**Your objective**: Everything in the data should be repeated exactly, save for the images.

**Task material**:
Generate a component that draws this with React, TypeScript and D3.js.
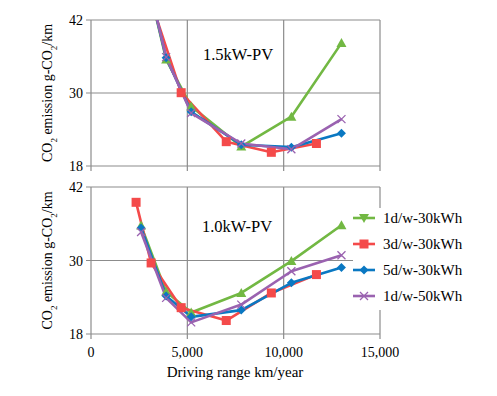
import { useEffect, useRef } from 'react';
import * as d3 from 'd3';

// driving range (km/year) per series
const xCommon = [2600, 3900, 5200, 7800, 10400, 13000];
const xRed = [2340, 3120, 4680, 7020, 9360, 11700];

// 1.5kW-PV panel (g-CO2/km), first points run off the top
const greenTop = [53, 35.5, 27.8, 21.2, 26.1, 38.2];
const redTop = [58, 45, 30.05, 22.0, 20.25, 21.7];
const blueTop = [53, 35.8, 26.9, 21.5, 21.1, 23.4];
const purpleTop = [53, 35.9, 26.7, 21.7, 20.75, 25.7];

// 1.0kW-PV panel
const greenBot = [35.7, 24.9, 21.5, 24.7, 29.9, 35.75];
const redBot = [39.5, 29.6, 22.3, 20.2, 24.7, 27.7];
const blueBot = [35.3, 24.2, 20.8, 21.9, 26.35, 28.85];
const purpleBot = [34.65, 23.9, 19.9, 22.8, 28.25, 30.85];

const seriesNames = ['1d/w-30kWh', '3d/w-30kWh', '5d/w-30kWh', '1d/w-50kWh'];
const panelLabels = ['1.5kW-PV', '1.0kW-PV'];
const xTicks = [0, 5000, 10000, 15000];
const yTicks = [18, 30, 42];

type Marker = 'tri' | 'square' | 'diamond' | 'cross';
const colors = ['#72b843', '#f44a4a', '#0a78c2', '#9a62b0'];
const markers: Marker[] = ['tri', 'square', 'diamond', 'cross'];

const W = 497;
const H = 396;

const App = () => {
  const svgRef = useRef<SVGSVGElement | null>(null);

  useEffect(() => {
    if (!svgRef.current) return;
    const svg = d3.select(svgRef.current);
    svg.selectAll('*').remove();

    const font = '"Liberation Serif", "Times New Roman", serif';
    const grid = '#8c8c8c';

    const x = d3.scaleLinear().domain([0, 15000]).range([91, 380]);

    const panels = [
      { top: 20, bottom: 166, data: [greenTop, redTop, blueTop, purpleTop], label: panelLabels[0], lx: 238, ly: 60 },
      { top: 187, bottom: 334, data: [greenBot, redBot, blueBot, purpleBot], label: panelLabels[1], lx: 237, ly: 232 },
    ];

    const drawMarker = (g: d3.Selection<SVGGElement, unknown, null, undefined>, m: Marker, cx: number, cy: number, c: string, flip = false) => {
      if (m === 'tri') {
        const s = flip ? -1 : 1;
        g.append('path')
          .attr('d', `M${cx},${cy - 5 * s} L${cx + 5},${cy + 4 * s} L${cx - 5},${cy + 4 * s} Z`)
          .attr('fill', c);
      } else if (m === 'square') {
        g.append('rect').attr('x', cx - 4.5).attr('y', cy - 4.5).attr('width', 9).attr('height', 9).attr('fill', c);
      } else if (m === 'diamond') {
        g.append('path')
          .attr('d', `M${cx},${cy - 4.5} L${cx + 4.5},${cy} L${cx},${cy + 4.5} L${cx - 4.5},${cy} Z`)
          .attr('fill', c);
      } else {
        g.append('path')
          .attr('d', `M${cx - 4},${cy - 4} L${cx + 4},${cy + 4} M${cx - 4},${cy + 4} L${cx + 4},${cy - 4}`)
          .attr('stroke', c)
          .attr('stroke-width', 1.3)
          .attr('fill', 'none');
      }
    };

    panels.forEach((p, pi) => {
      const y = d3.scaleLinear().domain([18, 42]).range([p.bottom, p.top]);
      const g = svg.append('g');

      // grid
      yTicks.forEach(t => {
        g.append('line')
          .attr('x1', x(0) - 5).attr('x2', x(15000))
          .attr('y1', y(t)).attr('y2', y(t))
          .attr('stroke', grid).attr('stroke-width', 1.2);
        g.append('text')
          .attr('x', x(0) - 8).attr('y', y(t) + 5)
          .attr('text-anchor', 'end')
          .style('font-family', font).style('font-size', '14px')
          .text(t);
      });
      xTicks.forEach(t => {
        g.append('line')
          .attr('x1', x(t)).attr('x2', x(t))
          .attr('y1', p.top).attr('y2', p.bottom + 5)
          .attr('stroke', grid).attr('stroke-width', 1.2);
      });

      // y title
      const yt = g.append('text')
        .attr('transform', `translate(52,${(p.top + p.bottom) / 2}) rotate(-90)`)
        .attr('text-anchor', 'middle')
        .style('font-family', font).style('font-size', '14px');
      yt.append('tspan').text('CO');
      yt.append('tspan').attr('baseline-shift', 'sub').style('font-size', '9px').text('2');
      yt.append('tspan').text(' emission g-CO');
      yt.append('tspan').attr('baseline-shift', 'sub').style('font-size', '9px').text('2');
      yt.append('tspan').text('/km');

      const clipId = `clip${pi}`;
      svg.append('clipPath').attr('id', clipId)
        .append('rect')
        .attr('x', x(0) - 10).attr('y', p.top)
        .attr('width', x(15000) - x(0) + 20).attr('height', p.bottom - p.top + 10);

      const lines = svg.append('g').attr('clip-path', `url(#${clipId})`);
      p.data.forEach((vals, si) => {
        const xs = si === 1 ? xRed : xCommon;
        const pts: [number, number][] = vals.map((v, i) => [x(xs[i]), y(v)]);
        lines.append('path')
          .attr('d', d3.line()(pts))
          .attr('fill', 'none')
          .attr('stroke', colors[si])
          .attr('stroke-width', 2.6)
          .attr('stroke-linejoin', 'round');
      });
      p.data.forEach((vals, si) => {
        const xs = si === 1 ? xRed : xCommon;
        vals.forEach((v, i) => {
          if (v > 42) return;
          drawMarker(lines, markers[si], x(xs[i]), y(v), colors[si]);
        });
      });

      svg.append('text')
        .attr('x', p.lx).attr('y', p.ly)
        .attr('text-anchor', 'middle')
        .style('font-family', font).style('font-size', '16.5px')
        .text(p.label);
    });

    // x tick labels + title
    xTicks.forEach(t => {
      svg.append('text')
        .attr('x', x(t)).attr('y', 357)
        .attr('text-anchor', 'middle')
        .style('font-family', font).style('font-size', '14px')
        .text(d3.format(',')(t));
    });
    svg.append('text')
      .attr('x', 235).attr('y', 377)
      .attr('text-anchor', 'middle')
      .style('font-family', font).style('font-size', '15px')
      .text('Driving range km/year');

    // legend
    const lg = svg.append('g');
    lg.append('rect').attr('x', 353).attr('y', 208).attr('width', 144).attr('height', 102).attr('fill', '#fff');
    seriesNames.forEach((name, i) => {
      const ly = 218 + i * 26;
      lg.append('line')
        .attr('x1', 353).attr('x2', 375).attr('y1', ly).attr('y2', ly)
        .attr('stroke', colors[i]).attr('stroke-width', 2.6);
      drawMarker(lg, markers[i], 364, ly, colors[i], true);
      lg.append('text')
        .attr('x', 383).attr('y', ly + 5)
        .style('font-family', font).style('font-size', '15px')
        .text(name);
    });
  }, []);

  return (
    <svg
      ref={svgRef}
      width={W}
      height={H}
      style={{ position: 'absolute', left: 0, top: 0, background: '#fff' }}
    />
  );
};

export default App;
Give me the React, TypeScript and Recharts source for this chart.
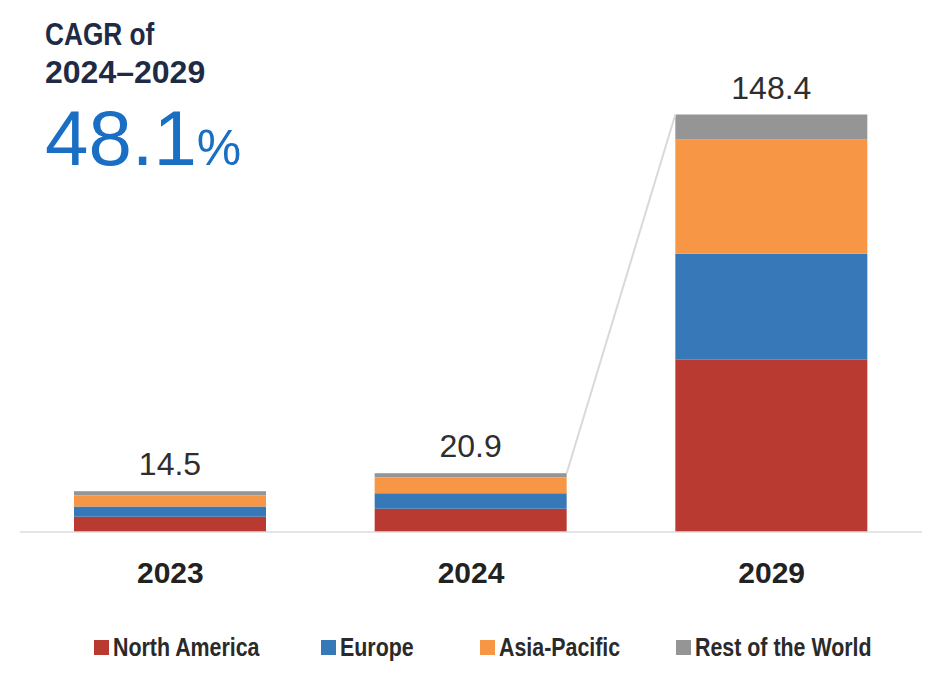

**Reply**:
Generate a component that draws this with React, TypeScript and D3.js.
import { useEffect, useRef } from 'react';
import * as d3 from 'd3';

// driving range (km/year) per series
const xCommon = [2600, 3900, 5200, 7800, 10400, 13000];
const xRed = [2340, 3120, 4680, 7020, 9360, 11700];

// 1.5kW-PV panel (g-CO2/km), first points run off the top
const greenTop = [53, 35.5, 27.8, 21.2, 26.1, 38.2];
const redTop = [58, 45, 30.05, 22.0, 20.25, 21.7];
const blueTop = [53, 35.8, 26.9, 21.5, 21.1, 23.4];
const purpleTop = [53, 35.9, 26.7, 21.7, 20.75, 25.7];

// 1.0kW-PV panel
const greenBot = [35.7, 24.9, 21.5, 24.7, 29.9, 35.75];
const redBot = [39.5, 29.6, 22.3, 20.2, 24.7, 27.7];
const blueBot = [35.3, 24.2, 20.8, 21.9, 26.35, 28.85];
const purpleBot = [34.65, 23.9, 19.9, 22.8, 28.25, 30.85];

const seriesNames = ['1d/w-30kWh', '3d/w-30kWh', '5d/w-30kWh', '1d/w-50kWh'];
const panelLabels = ['1.5kW-PV', '1.0kW-PV'];
const xTicks = [0, 5000, 10000, 15000];
const yTicks = [18, 30, 42];

type Marker = 'tri' | 'square' | 'diamond' | 'cross';
const colors = ['#72b843', '#f44a4a', '#0a78c2', '#9a62b0'];
const markers: Marker[] = ['tri', 'square', 'diamond', 'cross'];

const W = 497;
const H = 396;

const App = () => {
  const svgRef = useRef<SVGSVGElement | null>(null);

  useEffect(() => {
    if (!svgRef.current) return;
    const svg = d3.select(svgRef.current);
    svg.selectAll('*').remove();

    const font = '"Liberation Serif", "Times New Roman", serif';
    const grid = '#8c8c8c';

    const x = d3.scaleLinear().domain([0, 15000]).range([91, 380]);

    const panels = [
      { top: 20, bottom: 166, data: [greenTop, redTop, blueTop, purpleTop], label: panelLabels[0], lx: 238, ly: 60 },
      { top: 187, bottom: 334, data: [greenBot, redBot, blueBot, purpleBot], label: panelLabels[1], lx: 237, ly: 232 },
    ];

    const drawMarker = (g: d3.Selection<SVGGElement, unknown, null, undefined>, m: Marker, cx: number, cy: number, c: string, flip = false) => {
      if (m === 'tri') {
        const s = flip ? -1 : 1;
        g.append('path')
          .attr('d', `M${cx},${cy - 5 * s} L${cx + 5},${cy + 4 * s} L${cx - 5},${cy + 4 * s} Z`)
          .attr('fill', c);
      } else if (m === 'square') {
        g.append('rect').attr('x', cx - 4.5).attr('y', cy - 4.5).attr('width', 9).attr('height', 9).attr('fill', c);
      } else if (m === 'diamond') {
        g.append('path')
          .attr('d', `M${cx},${cy - 4.5} L${cx + 4.5},${cy} L${cx},${cy + 4.5} L${cx - 4.5},${cy} Z`)
          .attr('fill', c);
      } else {
        g.append('path')
          .attr('d', `M${cx - 4},${cy - 4} L${cx + 4},${cy + 4} M${cx - 4},${cy + 4} L${cx + 4},${cy - 4}`)
          .attr('stroke', c)
          .attr('stroke-width', 1.3)
          .attr('fill', 'none');
      }
    };

    panels.forEach((p, pi) => {
      const y = d3.scaleLinear().domain([18, 42]).range([p.bottom, p.top]);
      const g = svg.append('g');

      // grid
      yTicks.forEach(t => {
        g.append('line')
          .attr('x1', x(0) - 5).attr('x2', x(15000))
          .attr('y1', y(t)).attr('y2', y(t))
          .attr('stroke', grid).attr('stroke-width', 1.2);
        g.append('text')
          .attr('x', x(0) - 8).attr('y', y(t) + 5)
          .attr('text-anchor', 'end')
          .style('font-family', font).style('font-size', '14px')
          .text(t);
      });
      xTicks.forEach(t => {
        g.append('line')
          .attr('x1', x(t)).attr('x2', x(t))
          .attr('y1', p.top).attr('y2', p.bottom + 5)
          .attr('stroke', grid).attr('stroke-width', 1.2);
      });

      // y title
      const yt = g.append('text')
        .attr('transform', `translate(52,${(p.top + p.bottom) / 2}) rotate(-90)`)
        .attr('text-anchor', 'middle')
        .style('font-family', font).style('font-size', '14px');
      yt.append('tspan').text('CO');
      yt.append('tspan').attr('baseline-shift', 'sub').style('font-size', '9px').text('2');
      yt.append('tspan').text(' emission g-CO');
      yt.append('tspan').attr('baseline-shift', 'sub').style('font-size', '9px').text('2');
      yt.append('tspan').text('/km');

      const clipId = `clip${pi}`;
      svg.append('clipPath').attr('id', clipId)
        .append('rect')
        .attr('x', x(0) - 10).attr('y', p.top)
        .attr('width', x(15000) - x(0) + 20).attr('height', p.bottom - p.top + 10);

      const lines = svg.append('g').attr('clip-path', `url(#${clipId})`);
      p.data.forEach((vals, si) => {
        const xs = si === 1 ? xRed : xCommon;
        const pts: [number, number][] = vals.map((v, i) => [x(xs[i]), y(v)]);
        lines.append('path')
          .attr('d', d3.line()(pts))
          .attr('fill', 'none')
          .attr('stroke', colors[si])
          .attr('stroke-width', 2.6)
          .attr('stroke-linejoin', 'round');
      });
      p.data.forEach((vals, si) => {
        const xs = si === 1 ? xRed : xCommon;
        vals.forEach((v, i) => {
          if (v > 42) return;
          drawMarker(lines, markers[si], x(xs[i]), y(v), colors[si]);
        });
      });

      svg.append('text')
        .attr('x', p.lx).attr('y', p.ly)
        .attr('text-anchor', 'middle')
        .style('font-family', font).style('font-size', '16.5px')
        .text(p.label);
    });

    // x tick labels + title
    xTicks.forEach(t => {
      svg.append('text')
        .attr('x', x(t)).attr('y', 357)
        .attr('text-anchor', 'middle')
        .style('font-family', font).style('font-size', '14px')
        .text(d3.format(',')(t));
    });
    svg.append('text')
      .attr('x', 235).attr('y', 377)
      .attr('text-anchor', 'middle')
      .style('font-family', font).style('font-size', '15px')
      .text('Driving range km/year');

    // legend
    const lg = svg.append('g');
    lg.append('rect').attr('x', 353).attr('y', 208).attr('width', 144).attr('height', 102).attr('fill', '#fff');
    seriesNames.forEach((name, i) => {
      const ly = 218 + i * 26;
      lg.append('line')
        .attr('x1', 353).attr('x2', 375).attr('y1', ly).attr('y2', ly)
        .attr('stroke', colors[i]).attr('stroke-width', 2.6);
      drawMarker(lg, markers[i], 364, ly, colors[i], true);
      lg.append('text')
        .attr('x', 383).attr('y', ly + 5)
        .style('font-family', font).style('font-size', '15px')
        .text(name);
    });
  }, []);

  return (
    <svg
      ref={svgRef}
      width={W}
      height={H}
      style={{ position: 'absolute', left: 0, top: 0, background: '#fff' }}
    />
  );
};

export default App;
Give me the React, TypeScript and Recharts source for this chart.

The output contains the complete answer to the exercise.